■ Challenge:
Write out the material again exactly, please, and omit the pictures.

■ Stored data:
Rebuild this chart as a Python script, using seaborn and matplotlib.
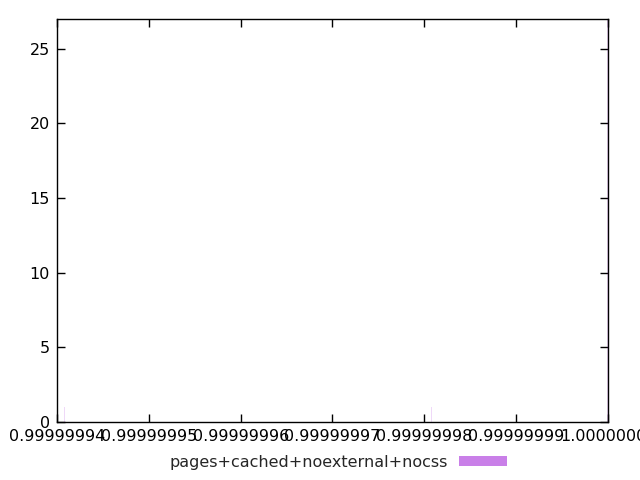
import numpy as np
import pandas as pd
import seaborn as sns
import matplotlib
matplotlib.use('Agg')
import matplotlib.pyplot as plt
from matplotlib.patches import Patch

# hit ratio values and their counts
ratio = [0.9999999408, 0.9999999808, 1.0]
count = [1, 1, 27]
series = 'pages+cached+noexternal+nocss'
xtick_vals = [0.99999994, 0.99999995, 0.99999996, 0.99999997, 0.99999998, 0.99999999, 1.0]
xtick_labels = ['0.99999994', '0.99999995', '0.99999996', '0.99999997',
                '0.99999998', '0.99999999', '1.00000000']
ytick_vals = [0, 5, 10, 15, 20, 25]

df = pd.DataFrame({'ratio': ratio, 'count': count})

sns.set_style('ticks')
plt.rcParams['font.family'] = ['DejaVu Sans']

fig = plt.figure(figsize=(6.4, 4.8), dpi=100)
ax = fig.add_axes([0.089, 0.121, 0.861, 0.8395])

bar_color = (0x94 / 255, 0x00 / 255, 0xd3 / 255, 0.5)
faint = (0x94 / 255, 0x00 / 255, 0xd3 / 255, 0.15)
ax.bar(df['ratio'], df['count'], width=1.6e-10, color=faint, linewidth=0)

ax.set_xlim(0.99999994, 1.0)
ax.set_ylim(0, 27)
ax.set_xticks(xtick_vals)
ax.set_xticklabels(xtick_labels)
ax.set_yticks(ytick_vals)
ax.tick_params(direction='in', top=True, right=True, length=6, width=1,
               labelsize=11.5, colors='black', pad=5)
for s in ax.spines.values():
    s.set_visible(True)
    s.set_color('black')
    s.set_linewidth(1)

handle = Patch(facecolor=bar_color, edgecolor='none')
fig.legend([handle], [series], loc='center', bbox_to_anchor=(0.528, 0.0375),
           frameon=False, markerfirst=False, fontsize=11.5,
           handlelength=3.0, handleheight=0.6, handletextpad=0.7)

fig.savefig('out.png', dpi=100)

■ Response below:
Rebuild this chart as a Python script, using seaborn and matplotlib.
import numpy as np
import pandas as pd
import seaborn as sns
import matplotlib
matplotlib.use('Agg')
import matplotlib.pyplot as plt
from matplotlib.patches import Patch

# hit ratio values and their counts
ratio = [0.9999999408, 0.9999999808, 1.0]
count = [1, 1, 27]
series = 'pages+cached+noexternal+nocss'
xtick_vals = [0.99999994, 0.99999995, 0.99999996, 0.99999997, 0.99999998, 0.99999999, 1.0]
xtick_labels = ['0.99999994', '0.99999995', '0.99999996', '0.99999997',
                '0.99999998', '0.99999999', '1.00000000']
ytick_vals = [0, 5, 10, 15, 20, 25]

df = pd.DataFrame({'ratio': ratio, 'count': count})

sns.set_style('ticks')
plt.rcParams['font.family'] = ['DejaVu Sans']

fig = plt.figure(figsize=(6.4, 4.8), dpi=100)
ax = fig.add_axes([0.089, 0.121, 0.861, 0.8395])

bar_color = (0x94 / 255, 0x00 / 255, 0xd3 / 255, 0.5)
faint = (0x94 / 255, 0x00 / 255, 0xd3 / 255, 0.15)
ax.bar(df['ratio'], df['count'], width=1.6e-10, color=faint, linewidth=0)

ax.set_xlim(0.99999994, 1.0)
ax.set_ylim(0, 27)
ax.set_xticks(xtick_vals)
ax.set_xticklabels(xtick_labels)
ax.set_yticks(ytick_vals)
ax.tick_params(direction='in', top=True, right=True, length=6, width=1,
               labelsize=11.5, colors='black', pad=5)
for s in ax.spines.values():
    s.set_visible(True)
    s.set_color('black')
    s.set_linewidth(1)

handle = Patch(facecolor=bar_color, edgecolor='none')
fig.legend([handle], [series], loc='center', bbox_to_anchor=(0.528, 0.0375),
           frameon=False, markerfirst=False, fontsize=11.5,
           handlelength=3.0, handleheight=0.6, handletextpad=0.7)

fig.savefig('out.png', dpi=100)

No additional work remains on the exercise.